= Rehoboth Rural =

Electoral constituency in Hardap region, Namibia

Rehoboth Rural constituency (red) in the Hardap Region

Rehoboth Rural is an electoral constituency in the Hardap region of Namibia. It had a population of 7,288 in 2011, down from 7,524 in 2001. Rehoboth Rural covers an area of 10,959 sqkm. The constituency office is in Schlip. Other settlements in Rehoboth Rural are Klein Aub, Khauxas and Rietoog. As of 2020, the constituency had 4,701 registered voters.

==Politics==
Rehoboth Rural is traditionally a stronghold of the South West Africa People's Organization (SWAPO) party.

===Regional elections===
In the 2004 regional election, SWAPO candidate Trougott Claassen received 1,035 of the 2,217 votes cast and became councillor.

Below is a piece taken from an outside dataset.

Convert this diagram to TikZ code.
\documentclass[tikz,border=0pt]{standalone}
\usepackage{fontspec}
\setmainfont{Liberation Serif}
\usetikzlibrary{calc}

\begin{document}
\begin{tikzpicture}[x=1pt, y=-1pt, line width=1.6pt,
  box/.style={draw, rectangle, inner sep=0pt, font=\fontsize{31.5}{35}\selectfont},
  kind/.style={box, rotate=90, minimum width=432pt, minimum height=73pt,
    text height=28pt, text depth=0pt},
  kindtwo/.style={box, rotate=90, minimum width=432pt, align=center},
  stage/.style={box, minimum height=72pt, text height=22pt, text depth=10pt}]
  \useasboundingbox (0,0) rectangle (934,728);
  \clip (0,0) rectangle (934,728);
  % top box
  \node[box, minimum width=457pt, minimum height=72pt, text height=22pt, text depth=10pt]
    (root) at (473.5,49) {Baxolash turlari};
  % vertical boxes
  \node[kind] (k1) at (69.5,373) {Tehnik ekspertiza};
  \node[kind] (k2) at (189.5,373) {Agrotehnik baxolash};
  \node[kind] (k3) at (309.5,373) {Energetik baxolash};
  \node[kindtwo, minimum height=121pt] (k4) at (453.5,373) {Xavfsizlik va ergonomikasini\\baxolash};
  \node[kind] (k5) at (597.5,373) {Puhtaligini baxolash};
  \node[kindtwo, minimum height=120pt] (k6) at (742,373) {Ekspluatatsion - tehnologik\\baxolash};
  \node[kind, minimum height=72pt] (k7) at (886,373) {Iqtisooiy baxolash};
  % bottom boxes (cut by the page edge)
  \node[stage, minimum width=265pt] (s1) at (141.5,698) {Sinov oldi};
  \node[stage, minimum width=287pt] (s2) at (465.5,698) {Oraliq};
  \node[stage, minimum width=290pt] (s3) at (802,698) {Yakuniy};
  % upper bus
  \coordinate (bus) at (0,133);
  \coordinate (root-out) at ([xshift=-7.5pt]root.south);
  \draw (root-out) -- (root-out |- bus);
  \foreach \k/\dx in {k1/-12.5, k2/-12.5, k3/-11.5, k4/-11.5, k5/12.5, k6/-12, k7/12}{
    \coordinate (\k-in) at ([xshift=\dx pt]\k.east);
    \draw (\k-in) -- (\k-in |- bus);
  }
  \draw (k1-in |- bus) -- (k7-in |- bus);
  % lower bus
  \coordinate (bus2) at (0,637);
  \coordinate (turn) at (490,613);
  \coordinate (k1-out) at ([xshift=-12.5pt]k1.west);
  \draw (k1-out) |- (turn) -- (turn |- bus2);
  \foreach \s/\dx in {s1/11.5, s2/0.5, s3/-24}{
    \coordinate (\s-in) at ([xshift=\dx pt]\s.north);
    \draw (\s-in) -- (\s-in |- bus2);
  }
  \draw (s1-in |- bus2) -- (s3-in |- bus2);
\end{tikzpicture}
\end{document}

The 2015 regional elections were won by Riaan Charles McNab of SWAPO with 1,113 votes. Petrus Johannes Mouton of the United People's Movement (UPM) came second with 389 votes, followed by Norbet Ralph Ludwig (RDP, 202 votes) and Samuel Benjamin de Groot (DTA, 141 votes). The 2020 regional election was narrowly won by Gershon Dausab of the Landless People's Movement (LPM, a new party registered in 2018). He obtained 935 votes. The sitting councillor McNab (SWAPO) came second with 745 votes.

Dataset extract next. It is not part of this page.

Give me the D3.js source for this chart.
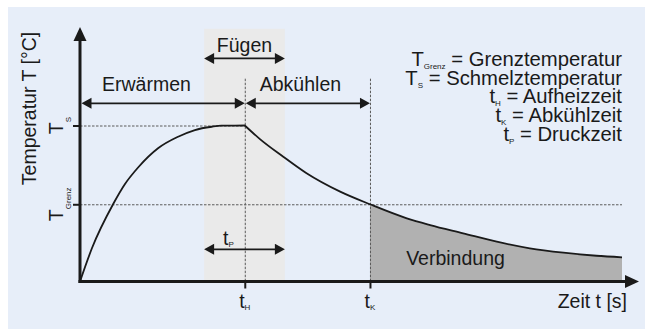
<!DOCTYPE html>
<html>
<head>
<meta charset="utf-8">
<script src="https://cdn.jsdelivr.net/npm/d3@7"></script>
<style>
  body { margin: 0; background: #fff; }
  svg { display: block; font-family: "Liberation Sans", Arimo, Arial, sans-serif; }
</style>
</head>
<body>
<div id="chart"></div>
<script>
// curve: time in % of axis, temperature in % of T_S
const heatTime = [0, 2.2, 6.1, 8.3, 10.8, 14.4, 18.1, 21.2, 24.3, 26.1, 30.4];
const heatTemp = [0, 21.3, 49.5, 62.5, 73.4, 85.4, 92.8, 97.1, 99.2, 99.9, 100];
const coolTime = [30.4, 33.2, 37.5, 41.8, 48, 53.5, 60.3, 64.6, 70.7, 76.9, 83, 89.2, 95.3, 100];
const coolTemp = [100, 91.3, 80, 69.4, 57.6, 49.5, 40.5, 36.2, 30.9, 25.5, 21.3, 18.5, 16.5, 15.5];

const tempMarks = [49.5, 100];          // T_Grenz, T_S
const tempSubs = ["Grenz", "S"];
const timeMarks = [30.4, 53.5];         // t_H, t_K
const timeSubs = ["H", "K"];
const pressBand = [22.9, 37.8];         // Fügen / t_P

const legendSym = ["T", "T", "t", "t", "t"];
const legendSub = ["Grenz", "S", "H", "K", "P"];
const legendText = ["Grenztemperatur", "Schmelztemperatur", "Aufheizzeit", "Abkühlzeit", "Druckzeit"];

(function () {
    const w = 645, h = 329;
    const ink = "#1a1a1a";

    const svg = d3.select("#chart").append("svg")
        .attr("width", w)
        .attr("height", h)
        .attr("font-family", "Liberation Sans, Arimo, Arial, sans-serif");

    const x = d3.scaleLinear().domain([0, 100]).range([80, 622]);
    const y = d3.scaleLinear().domain([0, 100]).range([281.5, 125.5]);

    svg.append("rect").attr("x", 8).attr("y", 7).attr("width", w - 8).attr("height", h - 7)
        .attr("fill", "#e7eef9");

    // Fügen band
    svg.append("rect")
        .attr("x", x(pressBand[0]))
        .attr("y", y(162))
        .attr("width", x(pressBand[1]) - x(pressBand[0]))
        .attr("height", y(0) - y(162))
        .attr("fill", "#eaeaea");

    const heat = heatTime.map((t, i) => [t, heatTemp[i]]);
    const cool = coolTime.map((t, i) => [t, coolTemp[i]]);

    // Verbindung area
    const area = d3.area()
        .x(d => x(d[0]))
        .y0(y(0))
        .y1(d => y(d[1]))
        .curve(d3.curveMonotoneX);
    svg.append("path")
        .attr("d", area(cool.filter(d => d[0] >= timeMarks[1])))
        .attr("fill", "#b1b1b1");

    // dashed guides
    const dash = svg.append("g")
        .attr("stroke", "#5a5a5a")
        .attr("stroke-width", 1)
        .attr("stroke-dasharray", "2.5,1.5")
        .attr("fill", "none");
    dash.append("line").attr("x1", x(0)).attr("x2", x(timeMarks[0]))
        .attr("y1", y(tempMarks[1]) + 0.5).attr("y2", y(tempMarks[1]) + 0.5);
    dash.append("line").attr("x1", x(0)).attr("x2", x(100))
        .attr("y1", y(tempMarks[0]) + 0.5).attr("y2", y(tempMarks[0]) + 0.5);
    timeMarks.forEach(t => {
        dash.append("line").attr("x1", x(t) + 0.5).attr("x2", x(t) + 0.5)
            .attr("y1", y(130)).attr("y2", y(0));
    });

    // curve
    const line = d3.line()
        .x(d => x(d[0]))
        .y(d => y(d[1]))
        .curve(d3.curveMonotoneX);
    svg.append("path")
        .attr("d", line(heat) + line(cool).replace(/^M/, "L"))
        .attr("fill", "none")
        .attr("stroke", ink)
        .attr("stroke-width", 1.8);

    // axes
    const yAxis = svg.append("g")
        .attr("transform", `translate(${x(0)},0)`)
        .call(d3.axisLeft(y).tickValues(tempMarks).tickSize(7).tickFormat(""));
    yAxis.select(".domain").remove();
    yAxis.selectAll(".tick line").attr("stroke", ink).attr("stroke-width", 2);

    const xAxis = svg.append("g")
        .attr("transform", `translate(0,${y(0)})`)
        .call(d3.axisBottom(x).tickValues(timeMarks).tickSize(7).tickFormat(""));
    xAxis.select(".domain").remove();
    xAxis.selectAll(".tick line").attr("stroke", ink).attr("stroke-width", 2);

    svg.append("line")
        .attr("x1", x(0)).attr("x2", x(0))
        .attr("y1", y(0) + 1.5).attr("y2", 40)
        .attr("stroke", ink).attr("stroke-width", 3);
    svg.append("path")
        .attr("d", `M${x(0)},27L${x(0) - 6.5},41L${x(0) + 6.5},41Z`)
        .attr("fill", ink);
    svg.append("line")
        .attr("x1", x(0) - 1.5).attr("x2", 626)
        .attr("y1", y(0)).attr("y2", y(0))
        .attr("stroke", ink).attr("stroke-width", 3);
    svg.append("path")
        .attr("d", `M639,${y(0)}L625,${y(0) - 6.5}L625,${y(0) + 6.5}Z`)
        .attr("fill", ink);

    // double arrows
    function arrow(x1, x2, yy) {
        const g = svg.append("g");
        g.append("line")
            .attr("x1", x1 + 8).attr("x2", x2 - 8)
            .attr("y1", yy).attr("y2", yy)
            .attr("stroke", ink).attr("stroke-width", 1.8);
        g.append("path")
            .attr("d", `M${x1},${yy}L${x1 + 10},${yy - 5.5}L${x1 + 10},${yy + 5.5}Z` +
                `M${x2},${yy}L${x2 - 10},${yy - 5.5}L${x2 - 10},${yy + 5.5}Z`)
            .attr("fill", ink);
    }
    arrow(x(0) + 1.5, x(timeMarks[0]), y(114.2));
    arrow(x(timeMarks[0]) + 1, x(timeMarks[1]), y(114.2));
    arrow(x(pressBand[0]), x(pressBand[1]), y(143));
    arrow(x(pressBand[0]), x(pressBand[1]), y(20.6));

    // texts
    const txt = svg.append("g").attr("fill", ink).attr("font-size", 19.5);

    txt.append("text")
        .attr("transform", "translate(36,108.5) rotate(-90)")
        .attr("text-anchor", "middle")
        .text("Temperatur T [°C]");

    txt.append("text")
        .attr("x", (x(pressBand[0]) + x(pressBand[1])) / 2)
        .attr("y", 52)
        .attr("text-anchor", "middle")
        .text("Fügen");
    txt.append("text").attr("x", x(0) + 22).attr("y", 91).text("Erwärmen");
    txt.append("text").attr("x", x(timeMarks[0]) + 15).attr("y", 91).text("Abkühlen");
    txt.append("text").attr("x", 455.5).attr("y", 265).attr("text-anchor", "middle").text("Verbindung");
    txt.append("text").attr("x", 627).attr("y", 308).attr("text-anchor", "end").text("Zeit t [s]");

    function symbol(sel, sym, sub, dy) {
        sel.append("tspan").text(sym);
        sel.append("tspan").attr("font-size", 8).attr("dy", dy).text(sub);
    }

    tempMarks.forEach((v, i) => {
        const t = txt.append("text")
            .attr("transform", `translate(63,${y(v)}) rotate(-90)`)
            .attr("text-anchor", "middle");
        symbol(t, "T", tempSubs[i], 8);
    });

    timeMarks.forEach((v, i) => {
        const t = txt.append("text")
            .attr("x", x(v))
            .attr("y", 308)
            .attr("text-anchor", "middle");
        symbol(t, "t", timeSubs[i], 2);
    });

    const tp = txt.append("text").attr("x", x(pressBand[0]) + 19).attr("y", 245);
    symbol(tp, "t", "P", 1.5);

    legendText.forEach((s, i) => {
        const t = txt.append("text")
            .attr("x", 622)
            .attr("y", 66 + i * 18.7)
            .attr("font-size", 20.3)
            .attr("text-anchor", "end");
        symbol(t, legendSym[i], legendSub[i], 3);
        t.append("tspan").attr("dy", -3).text(" = " + s);
    });
})();
</script>
</body>
</html>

===Presidential elections===
In the 2009 presidential elections, 2,512 residents cast a ballot. Katuutire Kaura of the Democratic Turnhalle Alliance (DTA) won the constituency with 1,114 total votes (44.3%). Behind Kaura were Frans Migub ǀGoagoseb of the Namibian Democratic Movement for Change (674 votes or 26.8%) and Hidipo Hamutenya of the Rally for Democracy and Progress (RDP) placed 3rd with 332 votes (13.2%). Incumbent President, SWAPO candidate and winner of 75.1% of all votes nationally Hifikepunye Pohamba received only 19 votes for less than 1% of the total vote in the constituency; it was the only constituency in the country which gave Pohamba less than 900 votes.